На шестом десятке лет на Лазурном Берегу Франции Марии Александровне в первый, но не в последний раз в жизни приснился сон с этим знакомым ей с детства усыхающим тополем, со струящейся тенью от него, с чертой, за которую уходили смутно видимые ею толпы: женщины, мужчины, дети, старики, старухи и совсем крохотные младенцы в белых пелеринках безгрешия, как бы уплывающие над толпой по воздуху. Все они уходили за тень медленно-медленно, как это только и бывает во сне, медленно, но неумолимо.
Сон был неясный, не в фокусе, но она различила среди уходящих и свою няню бабу Клаву, и своего отца с его бритым затылком, и своего крестного, адмирала Герасимова, и его жену, а ее крестную мать Глафиру Петровну, на похоронах которой простудился маленький синеглазый кадет, кажется Алеша… Он лежал в гробу такой маленький, такой худенький, с прозрачным личиком… Перед смертью звал маму… если она была жива там, в России, то не могла не слышать его предсмертный шепот. Его хоронили в погожий день африканской зимы, а ночью безумствовали ливень и ветер, крыша над их бараком грохотала полуоторванными досками и кусками железа. Доски и жесть, казалось, будут вечно греметь над головой, и ей, Марии, было так страшно лежать в отгородке на своем узком топчанчике, и она казалась себе такой жалкой, такой одинокой, что хотелось плакать, а слез не было, только ком в горле и саднящая боль в груди.
И еще она увидела в толпе уходящих за черту своего благодетеля банкира Жака, своего мужа Антуана, Улю и многих других, в том числе почему-то господина Хаджибека. Она искала себя в этой толпе, так похожей на ту, что унесла ее когда-то за море с пирса Севастопольской бухты. Она искала себя в толпе уходящих напряженно, очень внимательно, но не нашла. Не увидела она там ни своей матери Анны Карповны, ни своей сестры Александры, что ее очень порадовало и во сне, и после того, как она проснулась.

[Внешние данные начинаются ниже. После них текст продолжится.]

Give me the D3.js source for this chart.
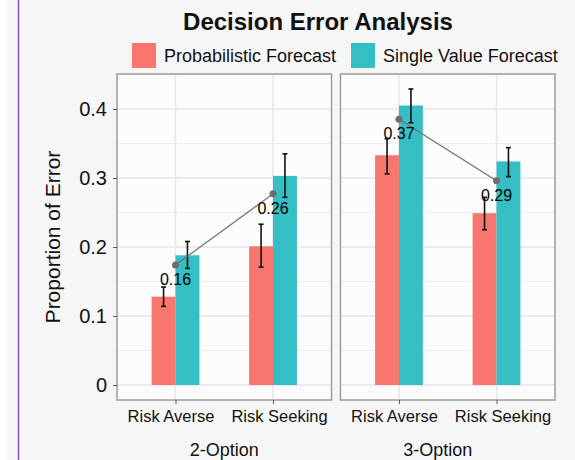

Но все-таки Мария Александровна пробудилась ото сна с тяжелым чувством опасности. «Зря говорят: уходит время, – подумала она, нашаривая ногами прикроватные шлепанцы. – Не время уходит. Уходим мы. А время – величина постоянная, похожая в чем-то на старый тополь, который, отбрасывая тень, лишь обозначает черту, за которую уходят все и вся».

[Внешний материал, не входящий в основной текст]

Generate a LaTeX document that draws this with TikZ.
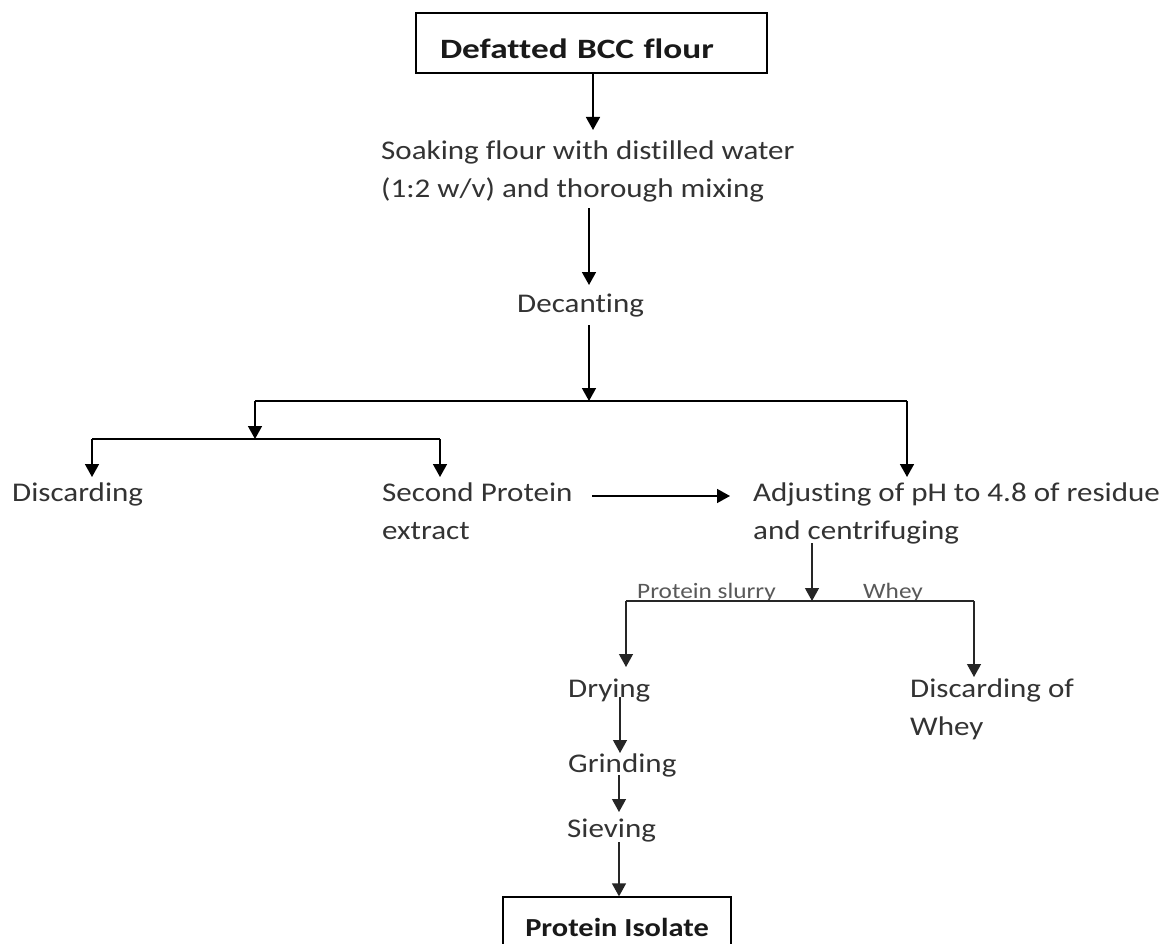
\documentclass[tikz,border=0pt]{standalone}
\usepackage{fontspec}
\setmainfont{Carlito}
\newfontfamily\regfont[FakeStretch=1.15,Ligatures={NoCommon}]{Carlito}
\newfontfamily\topfont[FakeStretch=1.26,Ligatures={NoCommon}]{Carlito}
\newfontfamily\isofont[FakeStretch=1.17,Ligatures={NoCommon}]{Carlito}
\usetikzlibrary{arrows.meta}
\begin{document}
\begin{tikzpicture}[x=1pt,y=-1pt,
  txt/.style={anchor=base west, inner sep=0pt, align=left, text=black!80,
    font=\regfont\fontsize{27}{38}\selectfont},
  small/.style={anchor=base west, inner sep=0pt, text=black!65,
    font=\regfont\fontsize{22}{26}\selectfont},
  ln/.style={line width=1.6pt, black},
  lnl/.style={line width=1.3pt, black!85},
  arr/.style={ln, -{Triangle[width=14pt,length=13pt]}},
  arrl/.style={lnl, -{Triangle[width=14pt,length=13pt]}},
  boxnode/.style={draw, line width=1.3pt, text=black!90}]
\fill[white] (0,0) rectangle (1161,944);
\useasboundingbox (0,0) rectangle (1161,944);
\clip (0,0) rectangle (1161,944);

% nodes (multi-line nodes: base = baseline of last line)
\node[boxnode, minimum width=351pt, minimum height=60pt, text width=303pt,
  inner xsep=24pt, align=left, text height=32pt, text depth=0pt,
  font=\topfont\bfseries\fontsize{28}{34}\selectfont] (top) at (591.5,43) {Defatted BCC flour};
\node[txt] (soak) at (381,197) {Soaking flour with distilled water\\(1:2 w/v) and thorough mixing};
\node[txt] (dec) at (517,312) {Decanting};
\node[txt] (disc) at (12,501) {Discarding};
\node[txt] (sec) at (382,539) {Second Protein\\extract};
\node[txt] (adj) at (753,539) {Adjusting of pH to 4.8 of residue\\and centrifuging};
\node[small] (slurry) at (637,598) {Protein slurry};
\node[small] (whey) at (863,598) {Whey};
\node[txt] (dry) at (568,697) {Drying};
\node[txt] (dwhey) at (910,735) {Discarding of\\Whey};
\node[txt] (grind) at (568,772) {Grinding};
\node[txt] (siev) at (567,837) {Sieving};
\node[boxnode, minimum width=228pt, minimum height=60pt,
  font=\isofont\bfseries\fontsize{26}{32}\selectfont] (iso) at (617,927) {Protein Isolate};

% junction coordinates
\coordinate (j1) at (589,401);
\coordinate (j1l) at (255,401);
\coordinate (j1r) at (907,401);
\coordinate (j2) at (255,439);
\coordinate (j2l) at (92,439);
\coordinate (j2r) at (440,439);
\coordinate (j3) at (812,601);
\coordinate (j3l) at (626,601);
\coordinate (j3r) at (974,601);

% connectors
\draw[arr] (top.south -| 593,0) -- (593,130);
\draw[arr] (589,208) -- (589,285);
\draw[arr] (589,325) -- (j1);
\draw[ln] (j1l) -- (j1r);
\draw[arr] (j1l) -- (j2);
\draw[ln] (j2l) -- (j2r);
\draw[arr] (j2l) -- (92,477);
\draw[arr] (j2r) -- (440,477);
\draw[arr] (j1r) -- (907,477);
\draw[arr] (592,496) -- (730,496);
\draw[arrl] (812,543) -- (j3);
\draw[lnl] (j3l) -- (j3r);
\draw[arrl] (j3l) -- (626,667);
\draw[arrl] (j3r) -- (974,677);
\draw[arrl] (620,697) -- (620,753);
\draw[arrl] (619,775) -- (619,812);
\draw[arrl] (619,842) -- (iso.north -| 619,0);
\end{tikzpicture}
\end{document}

В тот же день пришло из Тунизии письмо от доктора Франсуа, который поехал туда ненадолго проведать своих друзей туарегов и повстречаться с арабистами из знаменитого тунисского университета Зейтуна[19]
.Доктор Франсуа передавал Марии Александровне приветы от общих знакомых, писал, что церковь Воскресения Христова, на строительство которой внесла свою лепту и Мария Александровна, чудо как хороша, писал, что улица, на которой стоит православная церковь, носит имя президента Бургиба, что на этой же улице помещаются также мечеть, синагога и католический храм. В конце письма доктор сообщал, что умер банкир Хаджибек, в подробности по этому поводу он не вдавался.
В тот же день Мария Александровна поехала на автомобиле в ближайший город и дала четыре телеграммы соболезнования: Хадиже, Фатиме и ее сыновьям Мусе и Сулейману.
Он любил эти пристанционные запахи угольной гари и пропитанных мазутом шпал, обоняя их, сразу думалось о дальней дороге, о попутчиках, о нечаянных встречах и, как ни странно, о вечном. Маленькие надежды на скоротечные житейские радости были прямо связаны с предстоящим движением из одной реальности в другую и никак не перечеркивали большую неясную мысль о вечном, то есть о жизни, любви и смерти. Эта ускользающая в суете мысль как бы всплывала в сознании сама по себе и снова уходила на дно, наверное, в те глубины, что принято у людей называть подсознанием.